• **Information supplied**:
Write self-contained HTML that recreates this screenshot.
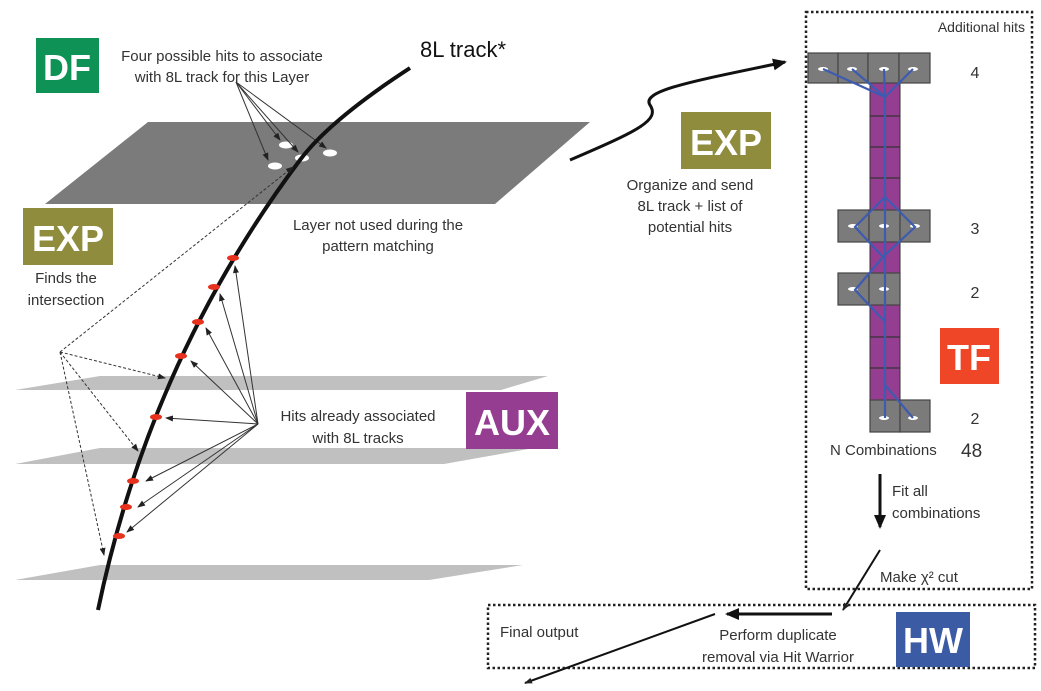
<!DOCTYPE html>
<html><head><meta charset="utf-8"><style>
body{margin:0;background:#fff;}
svg{display:block;font-family:"Liberation Sans",sans-serif;}
</style></head><body>
<svg width="1041" height="691" viewBox="0 0 1041 691">
<defs>
<marker id="a" markerWidth="8" markerHeight="8" refX="7" refY="4" orient="auto" markerUnits="userSpaceOnUse"><path d="M0,1 L8,4 L0,7 Z" fill="#222"/></marker>
<marker id="b" markerWidth="14" markerHeight="12" refX="12" refY="6" orient="auto" markerUnits="userSpaceOnUse"><path d="M0,0 L14,6 L0,12 Z" fill="#111"/></marker>
</defs>
<!-- planes -->
<polygon points="148,122 590,122 495,204 45,204" fill="#7a7b7a"/>
<polygon points="100,376 548,376 501,390 15,390" fill="#c0c0c0"/>
<polygon points="100,448 534,448 444,464 15,464" fill="#c0c0c0"/>
<polygon points="100,565 523,565 429,580 15,580" fill="#c0c0c0"/>
<!-- white hits -->
<g fill="#fff"><ellipse cx="275" cy="166" rx="7" ry="3.5"/><ellipse cx="286" cy="145" rx="7" ry="3.5"/><ellipse cx="302" cy="158" rx="7" ry="3.5"/><ellipse cx="330" cy="153" rx="7" ry="3.5"/></g>
<!-- arrows from label -->
<g stroke="#333" stroke-width="1" marker-end="url(#a)">
<line x1="236" y1="82" x2="268" y2="160"/><line x1="236" y1="82" x2="280" y2="140"/><line x1="236" y1="82" x2="298" y2="152"/><line x1="236" y1="82" x2="326" y2="148"/>
</g>
<!-- track -->
<path d="M410,68 Q330,120 300,160 Q150,360 98,610" fill="none" stroke="#111" stroke-width="4"/>
<!-- red hits -->
<g fill="#e8321e">
<ellipse cx="233" cy="258" rx="6" ry="3"/><ellipse cx="214" cy="287" rx="6" ry="3"/><ellipse cx="198" cy="322" rx="6" ry="3"/><ellipse cx="181" cy="356" rx="6" ry="3"/><ellipse cx="156" cy="417" rx="6" ry="3"/><ellipse cx="133" cy="481" rx="6" ry="3"/><ellipse cx="126" cy="507" rx="6" ry="3"/><ellipse cx="119" cy="536" rx="6" ry="3"/>
</g>
<g stroke="#333" stroke-width="1" marker-end="url(#a)">
<line x1="258" y1="424" x2="235" y2="266"/><line x1="258" y1="424" x2="220" y2="294"/><line x1="258" y1="424" x2="206" y2="328"/><line x1="258" y1="424" x2="191" y2="361"/><line x1="258" y1="424" x2="166" y2="418"/><line x1="258" y1="424" x2="146" y2="481"/><line x1="258" y1="424" x2="138" y2="507"/><line x1="258" y1="424" x2="127" y2="532"/>
</g>
<g stroke="#333" stroke-width="1" stroke-dasharray="3,2" fill="none" marker-end="url(#a)">
<line x1="60" y1="352" x2="293" y2="167"/><line x1="60" y1="352" x2="165" y2="378"/><line x1="60" y1="352" x2="138" y2="451"/><line x1="60" y1="352" x2="104" y2="555"/>
</g>
<!-- labels left -->
<rect x="36" y="38" width="63" height="55" fill="#0e9256"/>
<text x="67" y="80" font-size="36" font-weight="bold" fill="#fff" text-anchor="middle">DF</text>
<text x="222" y="61" font-size="15" fill="#333" text-anchor="middle">Four possible hits to associate</text>
<text x="222" y="82" font-size="15" fill="#333" text-anchor="middle">with 8L track for this Layer</text>
<text x="420" y="57" font-size="22" fill="#111">8L track*</text>
<rect x="23" y="208" width="90" height="57" fill="#8f8c3e"/>
<text x="68" y="251" font-size="36" font-weight="bold" fill="#fff" text-anchor="middle">EXP</text>
<text x="66" y="283" font-size="15" fill="#333" text-anchor="middle">Finds the</text>
<text x="66" y="305" font-size="15" fill="#333" text-anchor="middle">intersection</text>
<text x="378" y="230" font-size="15" fill="#333" text-anchor="middle">Layer not used during the</text>
<text x="378" y="251" font-size="15" fill="#333" text-anchor="middle">pattern matching</text>
<text x="358" y="421" font-size="15" fill="#333" text-anchor="middle">Hits already associated</text>
<text x="358" y="443" font-size="15" fill="#333" text-anchor="middle">with 8L tracks</text>
<rect x="466" y="392" width="92" height="57" fill="#953e91"/>
<text x="512" y="435" font-size="36" font-weight="bold" fill="#fff" text-anchor="middle">AUX</text>
<!-- middle -->
<path d="M570,160 C640,130 660,120 650,105 C640,90 700,80 785,62" fill="none" stroke="#111" stroke-width="3" marker-end="url(#b)"/>
<rect x="681" y="112" width="90" height="57" fill="#8f8c3e"/>
<text x="726" y="155" font-size="36" font-weight="bold" fill="#fff" text-anchor="middle">EXP</text>
<text x="690" y="190" font-size="15" fill="#333" text-anchor="middle">Organize and send</text>
<text x="690" y="211" font-size="15" fill="#333" text-anchor="middle">8L track + list of</text>
<text x="690" y="232" font-size="15" fill="#333" text-anchor="middle">potential hits</text>
<!-- right dotted box -->
<rect x="806" y="12" width="226" height="577" fill="none" stroke="#222" stroke-width="2.5" stroke-dasharray="2.5,2.5"/>
<text x="1025" y="32" font-size="14" fill="#333" text-anchor="end">Additional hits</text>
<!-- purple column -->
<rect x="870" y="83" width="30" height="317" fill="#953e91" stroke="#333"/>
<g stroke="#333" stroke-width="1.2">
<line x1="870" y1="116" x2="900" y2="116"/><line x1="870" y1="147" x2="900" y2="147"/><line x1="870" y1="178" x2="900" y2="178"/><line x1="870" y1="337" x2="900" y2="337"/><line x1="870" y1="368" x2="900" y2="368"/>
</g>
<g fill="#7a7b7a" stroke="#444" stroke-width="1.2">
<rect x="808" y="53" width="30" height="30"/><rect x="838" y="53" width="30" height="30"/><rect x="868" y="53" width="31" height="30"/><rect x="899" y="53" width="31" height="30"/>
<rect x="838" y="210" width="31" height="32"/><rect x="869" y="210" width="31" height="32"/><rect x="900" y="210" width="30" height="32"/>
<rect x="838" y="273" width="31" height="32"/><rect x="869" y="273" width="31" height="32"/>
<rect x="870" y="400" width="30" height="32"/><rect x="900" y="400" width="30" height="32"/>
</g>
<g fill="#fff"><ellipse cx="823" cy="69" rx="5" ry="2"/><ellipse cx="852" cy="69" rx="5" ry="2"/><ellipse cx="884" cy="69" rx="5" ry="2"/><ellipse cx="913" cy="69" rx="5" ry="2"/>
<ellipse cx="853" cy="226" rx="5" ry="2"/><ellipse cx="884" cy="226" rx="5" ry="2"/><ellipse cx="915" cy="226" rx="5" ry="2"/>
<ellipse cx="853" cy="289" rx="5" ry="2"/><ellipse cx="884" cy="289" rx="5" ry="2"/>
<ellipse cx="884" cy="418" rx="5" ry="2"/><ellipse cx="913" cy="418" rx="5" ry="2"/></g>
<g stroke="#3d5bb0" stroke-width="2.2" fill="none">
<polyline points="823,69 885,97 852,69"/><line x1="884" y1="69" x2="885" y2="97"/><line x1="913" y1="69" x2="885" y2="97"/>
<line x1="885" y1="97" x2="885" y2="418"/>
<polygon points="885,197 855,227 883,257 915,227"/>
<polyline points="883,257 855,290 885,322"/>
<line x1="885" y1="385" x2="913" y2="418"/>
</g>
<text x="975" y="78" font-size="16" fill="#333" text-anchor="middle">4</text>
<text x="975" y="234" font-size="16" fill="#333" text-anchor="middle">3</text>
<text x="975" y="298" font-size="16" fill="#333" text-anchor="middle">2</text>
<text x="975" y="424" font-size="16" fill="#333" text-anchor="middle">2</text>
<rect x="940" y="328" width="59" height="56" fill="#f04628"/>
<text x="969" y="370" font-size="36" font-weight="bold" fill="#fff" text-anchor="middle">TF</text>
<text x="830" y="455" font-size="15" fill="#333">N Combinations</text><text x="961" y="457" font-size="19" fill="#333">48</text>
<line x1="880" y1="474" x2="880" y2="527" stroke="#111" stroke-width="3" marker-end="url(#b)"/>
<text x="892" y="496" font-size="15" fill="#333">Fit all</text>
<text x="892" y="518" font-size="15" fill="#333">combinations</text>
<text x="880" y="582" font-size="15" fill="#333">Make χ² cut</text>
<line x1="880" y1="550" x2="843" y2="610" stroke="#111" stroke-width="2" marker-end="url(#a)"/>
<!-- HW box -->
<rect x="488" y="605" width="547" height="63" fill="none" stroke="#222" stroke-width="2.5" stroke-dasharray="2.5,2.5"/>
<rect x="896" y="612" width="74" height="55" fill="#3b5ba5"/>
<text x="933" y="653" font-size="36" font-weight="bold" fill="#fff" text-anchor="middle">HW</text>
<text x="778" y="640" font-size="15" fill="#333" text-anchor="middle">Perform duplicate</text>
<text x="778" y="662" font-size="15" fill="#333" text-anchor="middle">removal via Hit Warrior</text>
<text x="500" y="637" font-size="15" fill="#333">Final output</text>
<line x1="832" y1="614" x2="727" y2="614" stroke="#111" stroke-width="3" marker-end="url(#b)"/>
<line x1="715" y1="614" x2="525" y2="683" stroke="#111" stroke-width="2" marker-end="url(#a)"/>
</svg>
</body></html>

• **Exercise prompt**: Show all lines above holding "this".

• **Task solution**:
Write self-contained HTML that recreates this screenshot.
<text x="222" y="82" font-size="15" fill="#333" text-anchor="middle">with 8L track for this Layer</text>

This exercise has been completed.